As the death toll rises to 59, Harriot takes issue with the proclamation of the fact that it is the “worst mass shooting in U.S. history” by citing tweets by Samuel Sinyangwe, who states that the deadliest mass shootings were instead “acts of white supremacist terrorism.”

Harriot describes the headlines and America’s historical vision as “hyperbolic” with a “blind spot when it comes to people of color. There are countless incidents in which black and brown people were killed in incidents far worse than what happened in Vegas.”

Contrary to Harriot’s narrative, it’s worth noting that numerous Hispanic and black people were also victims of the mass shooting in Las Vegas.

The author cites historical examples of oppression against black people, such as the bombing of Tulsa, Oklahoma, as one such example of a “mass shooting” despite the fact that mostly dynamite was used to bomb the city, which left over 8,000 people homeless. Around 80 to 300 people were killed in the widescale attack.
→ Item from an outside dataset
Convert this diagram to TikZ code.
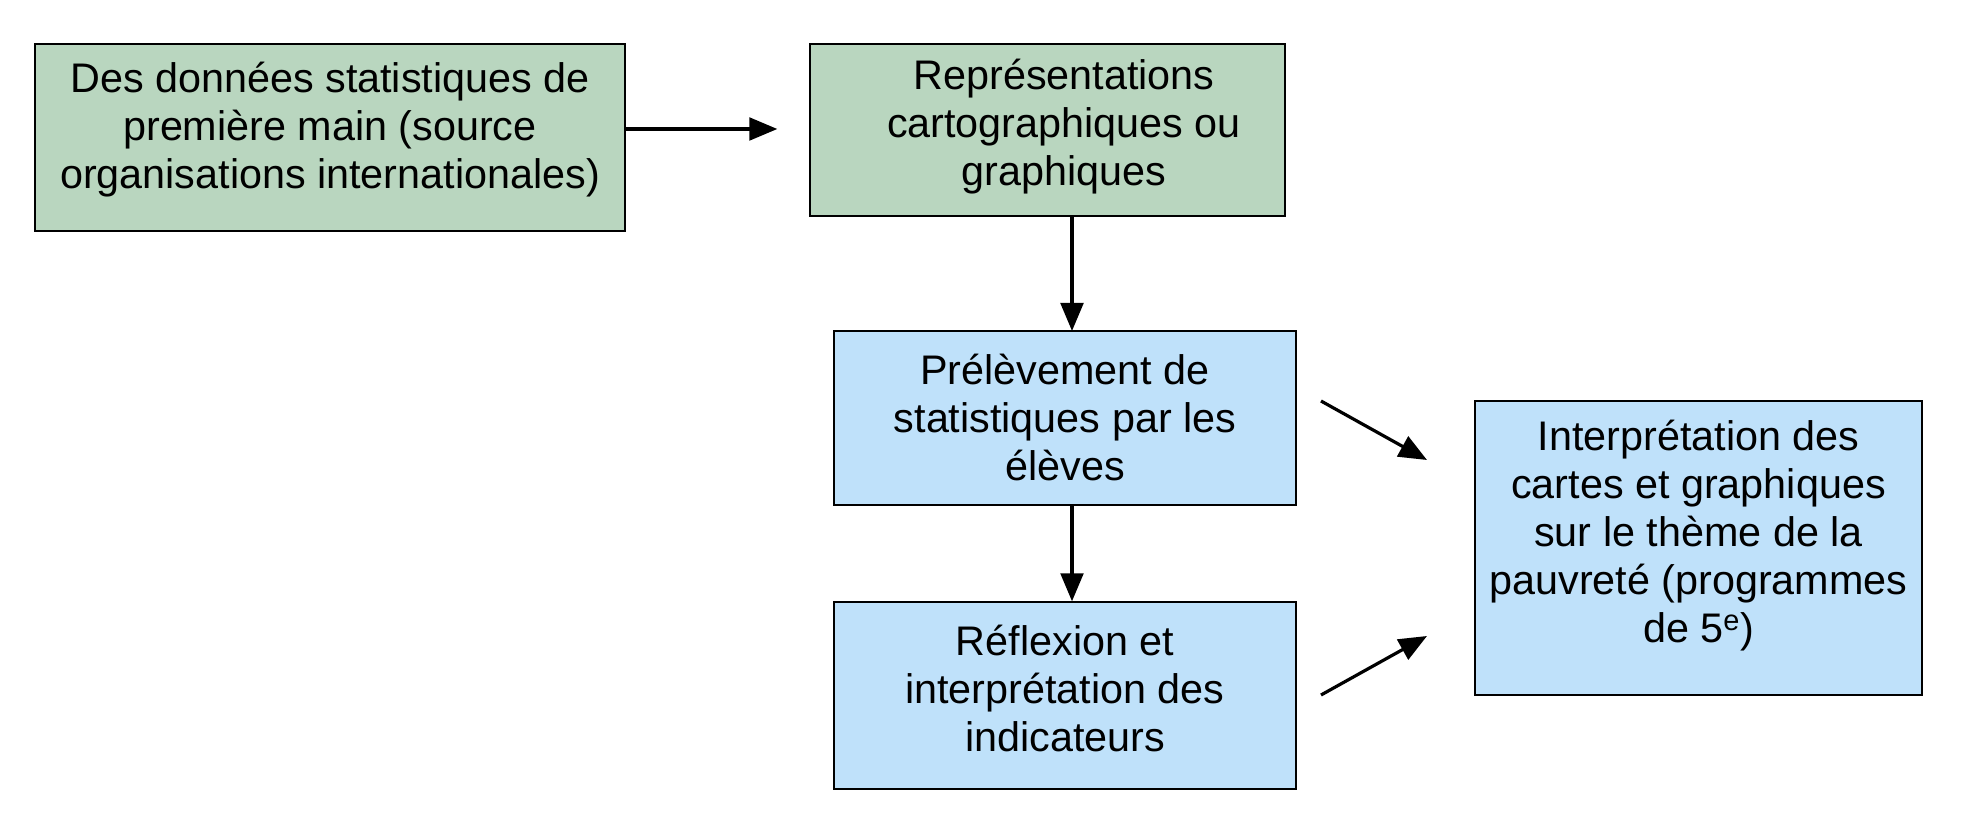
\documentclass[tikz,border=0pt]{standalone}
\usepackage{fontspec}
\setmainfont{Liberation Sans}
\usetikzlibrary{arrows.meta}
\definecolor{boxgreen}{RGB}{185,214,191}
\definecolor{boxblue}{RGB}{191,225,250}
\tikzset{
  box/.style={draw=black, line width=1pt, rectangle, align=center, inner sep=0pt,
    font=\fontsize{31}{35.5}\selectfont},
  gbox/.style={box, fill=boxgreen},
  bbox/.style={box, fill=boxblue},
  txt/.style={font=\fontsize{31}{36}\selectfont, align=center},
  conn/.style={line width=2.4pt, -{Triangle[length=21pt,width=17pt]}}
}
\begin{document}
\begin{tikzpicture}[x=0.75pt,y=-0.75pt]
\useasboundingbox (0,0) rectangle (1961,827);
\node[gbox, minimum width=590*0.75pt, minimum height=187*0.75pt] (A) at (330,137.5) {};
\node[txt] (At) at (330,130) {Des données statistiques de\\première main (source\\organisations internationales)};
\node[gbox, minimum width=475*0.75pt, minimum height=172*0.75pt] (B) at (1047.5,130) {};
\node[txt] (Bt) at (1064,127) {Représentations\\cartographiques ou\\graphiques};
\node[bbox, minimum width=462*0.75pt, minimum height=174*0.75pt] (C) at (1065,418) {};
\node[txt] (Ct) at (1065,417) {Prélèvement de\\statistiques par les\\élèves};
\node[bbox, minimum width=462*0.75pt, minimum height=187*0.75pt] (D) at (1065,695.5) {};
\node[txt] (Dt) at (1065,688) {Réflexion et\\interprétation des\\indicateurs};
\node[bbox, minimum width=447*0.75pt, minimum height=294*0.75pt] (E) at (1698.5,548) {};
\node[txt] (Et) at (1698.5,536) {Interprétation des\\cartes et graphiques\\sur le thème de la\\pauvreté (programmes\\de 5\textsuperscript{e})};
\draw[conn, shorten >=24pt] (A.east |- 0,129) -- (B.west |- 0,129);
\draw[conn] (B.south -| 1072,0) -- (1072,331);
\draw[conn] (C.south -| 1072,0) -- (D.north -| 1072,0);
\coordinate (c1) at (1321,401);
\coordinate (c2) at (1427,460);
\coordinate (d1) at (1321,695);
\coordinate (d2) at (1427,636);
\draw[conn] (c1) -- (c2);
\draw[conn] (d1) -- (d2);
\end{tikzpicture}
\end{document}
Harriot delves further into the historical record, with examples such as the enslavement and massacre of the Pomo tribe on Bloody Island in California by white militiamen; the Colfax massacre of 1873, which saw over 150 black men killed; the Thibodaux massacre of 1887, when 35 to 100 black men who were protesting unfair treatment were killed by private militia; and the Elaine Massacre of 1919, when 237 black people were killed in what was deemed a “Negro insurrection” by lawmen in Elaine, Arkansas.

At no point does Harriot mention events like the Battle of Blair Mountain, when dozens of striking white coal miners were gunned down by lawmen and strikebreakers called the Logan Defenders. It’s estimated that around 50 to 100 white strikers were killed. Likewise, the Pinkerton Rebellion claimed almost a dozen lives; and the Ludlow Massacre, which saw the Colorado National Guard attack 1,200 striking coal miners, killing two dozen of them.
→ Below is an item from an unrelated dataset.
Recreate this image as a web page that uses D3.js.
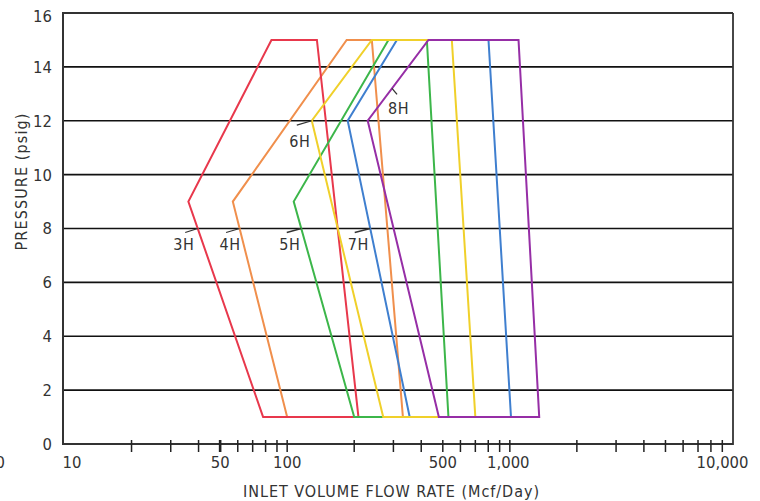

As with any other nation, U.S. history is steeped in bloody battles and massacres that have claimed countless lives. The point of highlighting Stephen Paddock’s horrific kill-count in no way marginalizes past tragedies.

“While all loss of life is tragic, on the scale of white people killing people of color, Paddock wouldn’t even make the all-star team,” claims Harriot. “But, like all mediocre white guys, regardless of historical facts, he will be thought of as ‘great.’”

The Root previously told white social justice warriors to stop complaining about being lumped in with white supremacists following the violence in Charlottesville in August.